-- SUPPLIED INFORMATION --
○ ○ ○ ○ ○

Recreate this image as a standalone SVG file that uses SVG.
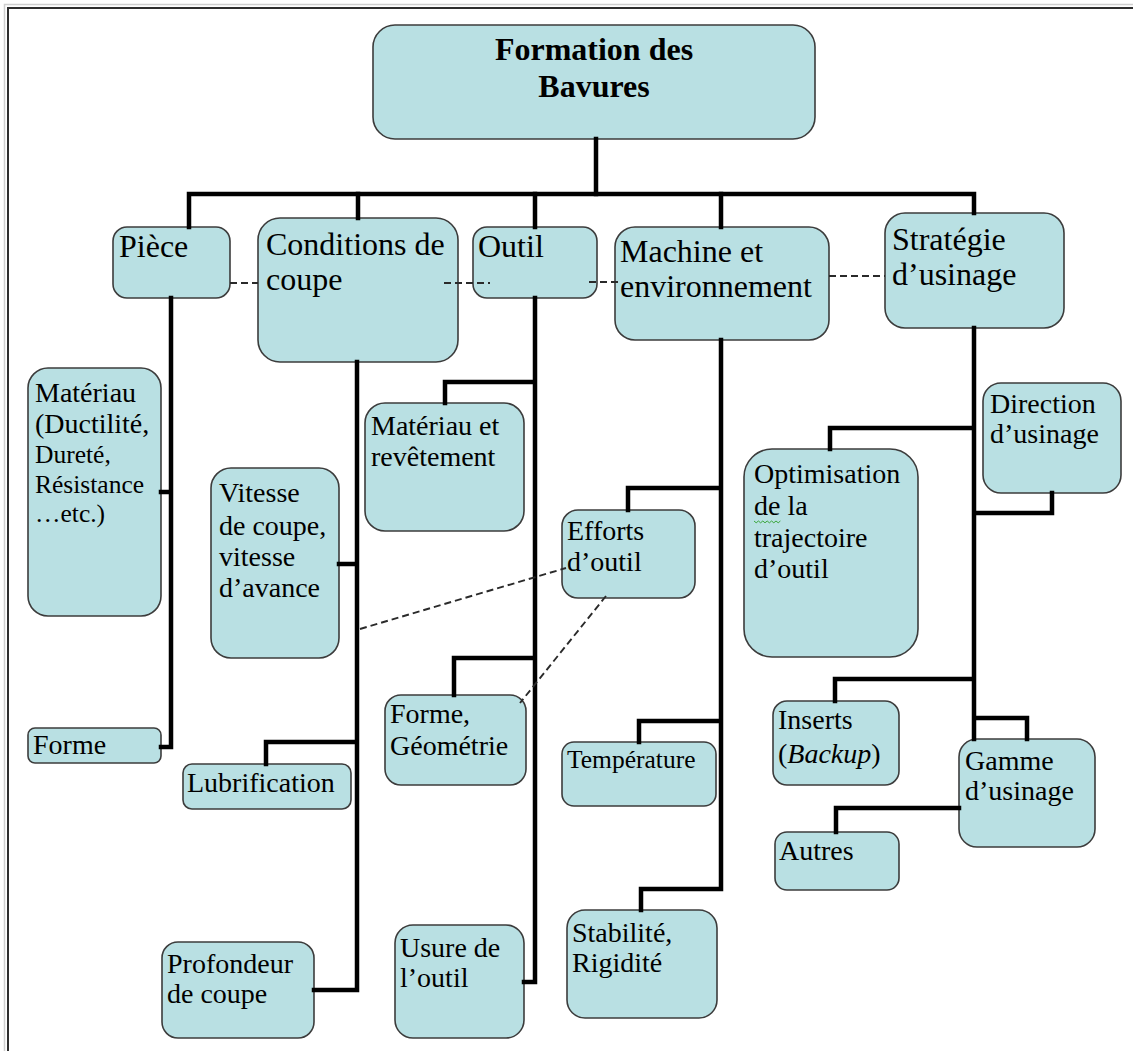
<svg xmlns="http://www.w3.org/2000/svg" width="1133" height="1051" viewBox="0 0 1133 1051">
<style>
.box{fill:#b9e0e3;stroke:#3c3c3c;stroke-width:1.6}
.t{font-family:"Liberation Serif","Times New Roman",serif;font-size:28px;fill:#000}
.t1{font-size:32px}
.ts{font-size:25.5px}
.b{font-weight:bold;font-size:32px;text-anchor:middle}
.c{fill:none;stroke:#000;stroke-width:4.5;stroke-linejoin:miter;stroke-linecap:square}
.d{fill:none;stroke:#2a2a2a;stroke-width:1.9;stroke-dasharray:7 4}
</style>
<rect width="1133" height="1051" fill="#fff"/>
<path d="M4.5,1051 V4.5 H1133" fill="none" stroke="#cfcfcf" stroke-width="1.5"/>
<path d="M8,1051 V8 H1133" fill="none" stroke="#2e2e2e" stroke-width="2"/>

<g id="root"><rect class="box" x="373" y="25" width="442" height="114" rx="22"/>
<text class="t b" x="594" y="60">Formation des</text><text class="t b" x="594" y="97">Bavures</text></g>

<g id="piece"><rect class="box" x="113" y="227" width="117" height="71" rx="14"/>
<text class="t t1" x="119" y="257">Pièce</text></g>
<g id="conditions"><rect class="box" x="258" y="218" width="200" height="144" rx="22"/>
<text class="t t1" x="266" y="255">Conditions de</text><text class="t t1" x="266" y="290">coupe</text></g>
<g id="outil"><rect class="box" x="473" y="227" width="124" height="71" rx="14"/>
<text class="t t1" x="478" y="257">Outil</text></g>
<g id="machine"><rect class="box" x="615" y="227" width="214" height="113" rx="20"/>
<text class="t t1" x="620" y="262">Machine et</text><text class="t t1" x="620" y="297">environnement</text></g>
<g id="strategie"><rect class="box" x="885" y="213" width="179" height="115" rx="20"/>
<text class="t t1" x="892" y="250">Stratégie</text><text class="t t1" x="892" y="285">d’usinage</text></g>

<g id="materiau"><rect class="box" x="28" y="368" width="133" height="248" rx="20"/>
<text class="t" x="35" y="402">Matériau</text><text class="t" x="35" y="433">(Ductilité,</text>
<text class="t ts" x="35" y="463">Dureté,</text><text class="t ts" x="35" y="493">Résistance</text><text class="t ts" x="35" y="522">…etc.)</text></g>
<g id="forme"><rect class="box" x="28" y="728" width="133" height="35" rx="7"/>
<text class="t" x="33" y="754">Forme</text></g>
<g id="vitesse"><rect class="box" x="211" y="468" width="128" height="190" rx="20"/>
<text class="t" x="219" y="502">Vitesse</text><text class="t" x="219" y="535">de coupe,</text><text class="t" x="219" y="566">vitesse</text><text class="t" x="219" y="597">d’avance</text></g>
<g id="lubrification"><rect class="box" x="183" y="764" width="168" height="45" rx="9"/>
<text class="t" x="187" y="792">Lubrification</text></g>
<g id="profondeur"><rect class="box" x="162" y="942" width="152" height="96" rx="16"/>
<text class="t" x="167" y="973">Profondeur</text><text class="t" x="167" y="1003">de coupe</text></g>
<g id="materiau-revetement"><rect class="box" x="365" y="403" width="159" height="128" rx="20"/>
<text class="t" x="371" y="435">Matériau et</text><text class="t" x="371" y="466">revêtement</text></g>
<g id="forme-geometrie"><rect class="box" x="385" y="695" width="141" height="90" rx="16"/>
<text class="t" x="390" y="723">Forme,</text><text class="t" x="390" y="755">Géométrie</text></g>
<g id="usure"><rect class="box" x="395" y="925" width="129" height="113" rx="18"/>
<text class="t" x="400" y="957">Usure de</text><text class="t" x="400" y="987">l’outil</text></g>
<g id="efforts"><rect class="box" x="562" y="510" width="133" height="88" rx="16"/>
<text class="t" x="567" y="540">Efforts</text><text class="t" x="567" y="571">d’outil</text></g>
<g id="temperature"><rect class="box" x="562" y="742" width="154" height="64" rx="12"/>
<text class="t ts" x="567" y="768">Température</text></g>
<g id="stabilite"><rect class="box" x="567" y="910" width="150" height="108" rx="18"/>
<text class="t" x="572" y="942">Stabilité,</text><text class="t" x="572" y="972">Rigidité</text></g>
<g id="optimisation"><rect class="box" x="744" y="449" width="174" height="208" rx="28"/>
<text class="t" x="754" y="483">Optimisation</text><text class="t" x="754" y="515">de la</text><text class="t" x="754" y="547">trajectoire</text><text class="t" x="754" y="578">d’outil</text>
<path d="M754,521 l2.2,1.8 2.2,-1.8 2.2,1.8 2.2,-1.8 2.2,1.8 2.2,-1.8 2.2,1.8 2.2,-1.8 2.2,1.8 2.2,-1.8 2.2,1.8 2.2,-1.8" fill="none" stroke="#3aa63a" stroke-width="1"/></g>
<g id="direction"><rect class="box" x="983" y="383" width="138" height="110" rx="18"/>
<text class="t" x="990" y="413">Direction</text><text class="t" x="990" y="443">d’usinage</text></g>
<g id="inserts"><rect class="box" x="773" y="701" width="126" height="84" rx="14"/>
<text class="t" x="778" y="729">Inserts</text><text class="t" x="778" y="763">(<tspan font-style="italic">Backup</tspan>)</text></g>
<g id="gamme"><rect class="box" x="959" y="739" width="136" height="108" rx="18"/>
<text class="t" x="965" y="770">Gamme</text><text class="t" x="965" y="800">d’usinage</text></g>
<g id="autres"><rect class="box" x="775" y="832" width="124" height="58" rx="12"/>
<text class="t" x="779" y="860">Autres</text></g>

<g id="connectors">
<path class="c" d="M596,139 V194"/>
<path class="c" d="M189,227 V194 H974 V213"/>
<path class="c" d="M358,194 V218 M535,194 V227 M721,194 V227"/>
<path class="c" d="M171,298 V747 H161 M161,492 H171"/>
<path class="c" d="M357,362 V990 H314 M339,564 H357 M266,764 V742 H357"/>
<path class="c" d="M535,298 V982 H524 M445,403 V382 H535 M454,695 V658 H535"/>
<path class="c" d="M721,340 V889 H641 V910 M628,510 V488 H721 M639,742 V721 H721"/>
<path class="c" d="M974,328 V739 M830,449 V428 H974 M974,513 H1052 V493 M835,701 V679 H974 M974,718 H1027 V739 M959,808 H836 V832"/>
<path class="d" d="M230,283 H258 M444,283 H490 M589,282 H618 M829,276 H885"/>
<path class="d" d="M360,629 L566,568 M606,596 L520,703"/>
</g>
</svg>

○ ○ ○ ○ ○

-- WHAT YOU SHOULD DO --
Quote the material word for word, dropping any images it holds.

-- SOLUTION TO THE PROBLEM --
Recreate this image as a standalone SVG file that uses SVG.
<svg xmlns="http://www.w3.org/2000/svg" width="1133" height="1051" viewBox="0 0 1133 1051">
<style>
.box{fill:#b9e0e3;stroke:#3c3c3c;stroke-width:1.6}
.t{font-family:"Liberation Serif","Times New Roman",serif;font-size:28px;fill:#000}
.t1{font-size:32px}
.ts{font-size:25.5px}
.b{font-weight:bold;font-size:32px;text-anchor:middle}
.c{fill:none;stroke:#000;stroke-width:4.5;stroke-linejoin:miter;stroke-linecap:square}
.d{fill:none;stroke:#2a2a2a;stroke-width:1.9;stroke-dasharray:7 4}
</style>
<rect width="1133" height="1051" fill="#fff"/>
<path d="M4.5,1051 V4.5 H1133" fill="none" stroke="#cfcfcf" stroke-width="1.5"/>
<path d="M8,1051 V8 H1133" fill="none" stroke="#2e2e2e" stroke-width="2"/>

<g id="root"><rect class="box" x="373" y="25" width="442" height="114" rx="22"/>
<text class="t b" x="594" y="60">Formation des</text><text class="t b" x="594" y="97">Bavures</text></g>

<g id="piece"><rect class="box" x="113" y="227" width="117" height="71" rx="14"/>
<text class="t t1" x="119" y="257">Pièce</text></g>
<g id="conditions"><rect class="box" x="258" y="218" width="200" height="144" rx="22"/>
<text class="t t1" x="266" y="255">Conditions de</text><text class="t t1" x="266" y="290">coupe</text></g>
<g id="outil"><rect class="box" x="473" y="227" width="124" height="71" rx="14"/>
<text class="t t1" x="478" y="257">Outil</text></g>
<g id="machine"><rect class="box" x="615" y="227" width="214" height="113" rx="20"/>
<text class="t t1" x="620" y="262">Machine et</text><text class="t t1" x="620" y="297">environnement</text></g>
<g id="strategie"><rect class="box" x="885" y="213" width="179" height="115" rx="20"/>
<text class="t t1" x="892" y="250">Stratégie</text><text class="t t1" x="892" y="285">d’usinage</text></g>

<g id="materiau"><rect class="box" x="28" y="368" width="133" height="248" rx="20"/>
<text class="t" x="35" y="402">Matériau</text><text class="t" x="35" y="433">(Ductilité,</text>
<text class="t ts" x="35" y="463">Dureté,</text><text class="t ts" x="35" y="493">Résistance</text><text class="t ts" x="35" y="522">…etc.)</text></g>
<g id="forme"><rect class="box" x="28" y="728" width="133" height="35" rx="7"/>
<text class="t" x="33" y="754">Forme</text></g>
<g id="vitesse"><rect class="box" x="211" y="468" width="128" height="190" rx="20"/>
<text class="t" x="219" y="502">Vitesse</text><text class="t" x="219" y="535">de coupe,</text><text class="t" x="219" y="566">vitesse</text><text class="t" x="219" y="597">d’avance</text></g>
<g id="lubrification"><rect class="box" x="183" y="764" width="168" height="45" rx="9"/>
<text class="t" x="187" y="792">Lubrification</text></g>
<g id="profondeur"><rect class="box" x="162" y="942" width="152" height="96" rx="16"/>
<text class="t" x="167" y="973">Profondeur</text><text class="t" x="167" y="1003">de coupe</text></g>
<g id="materiau-revetement"><rect class="box" x="365" y="403" width="159" height="128" rx="20"/>
<text class="t" x="371" y="435">Matériau et</text><text class="t" x="371" y="466">revêtement</text></g>
<g id="forme-geometrie"><rect class="box" x="385" y="695" width="141" height="90" rx="16"/>
<text class="t" x="390" y="723">Forme,</text><text class="t" x="390" y="755">Géométrie</text></g>
<g id="usure"><rect class="box" x="395" y="925" width="129" height="113" rx="18"/>
<text class="t" x="400" y="957">Usure de</text><text class="t" x="400" y="987">l’outil</text></g>
<g id="efforts"><rect class="box" x="562" y="510" width="133" height="88" rx="16"/>
<text class="t" x="567" y="540">Efforts</text><text class="t" x="567" y="571">d’outil</text></g>
<g id="temperature"><rect class="box" x="562" y="742" width="154" height="64" rx="12"/>
<text class="t ts" x="567" y="768">Température</text></g>
<g id="stabilite"><rect class="box" x="567" y="910" width="150" height="108" rx="18"/>
<text class="t" x="572" y="942">Stabilité,</text><text class="t" x="572" y="972">Rigidité</text></g>
<g id="optimisation"><rect class="box" x="744" y="449" width="174" height="208" rx="28"/>
<text class="t" x="754" y="483">Optimisation</text><text class="t" x="754" y="515">de la</text><text class="t" x="754" y="547">trajectoire</text><text class="t" x="754" y="578">d’outil</text>
<path d="M754,521 l2.2,1.8 2.2,-1.8 2.2,1.8 2.2,-1.8 2.2,1.8 2.2,-1.8 2.2,1.8 2.2,-1.8 2.2,1.8 2.2,-1.8 2.2,1.8 2.2,-1.8" fill="none" stroke="#3aa63a" stroke-width="1"/></g>
<g id="direction"><rect class="box" x="983" y="383" width="138" height="110" rx="18"/>
<text class="t" x="990" y="413">Direction</text><text class="t" x="990" y="443">d’usinage</text></g>
<g id="inserts"><rect class="box" x="773" y="701" width="126" height="84" rx="14"/>
<text class="t" x="778" y="729">Inserts</text><text class="t" x="778" y="763">(<tspan font-style="italic">Backup</tspan>)</text></g>
<g id="gamme"><rect class="box" x="959" y="739" width="136" height="108" rx="18"/>
<text class="t" x="965" y="770">Gamme</text><text class="t" x="965" y="800">d’usinage</text></g>
<g id="autres"><rect class="box" x="775" y="832" width="124" height="58" rx="12"/>
<text class="t" x="779" y="860">Autres</text></g>

<g id="connectors">
<path class="c" d="M596,139 V194"/>
<path class="c" d="M189,227 V194 H974 V213"/>
<path class="c" d="M358,194 V218 M535,194 V227 M721,194 V227"/>
<path class="c" d="M171,298 V747 H161 M161,492 H171"/>
<path class="c" d="M357,362 V990 H314 M339,564 H357 M266,764 V742 H357"/>
<path class="c" d="M535,298 V982 H524 M445,403 V382 H535 M454,695 V658 H535"/>
<path class="c" d="M721,340 V889 H641 V910 M628,510 V488 H721 M639,742 V721 H721"/>
<path class="c" d="M974,328 V739 M830,449 V428 H974 M974,513 H1052 V493 M835,701 V679 H974 M974,718 H1027 V739 M959,808 H836 V832"/>
<path class="d" d="M230,283 H258 M444,283 H490 M589,282 H618 M829,276 H885"/>
<path class="d" d="M360,629 L566,568 M606,596 L520,703"/>
</g>
</svg>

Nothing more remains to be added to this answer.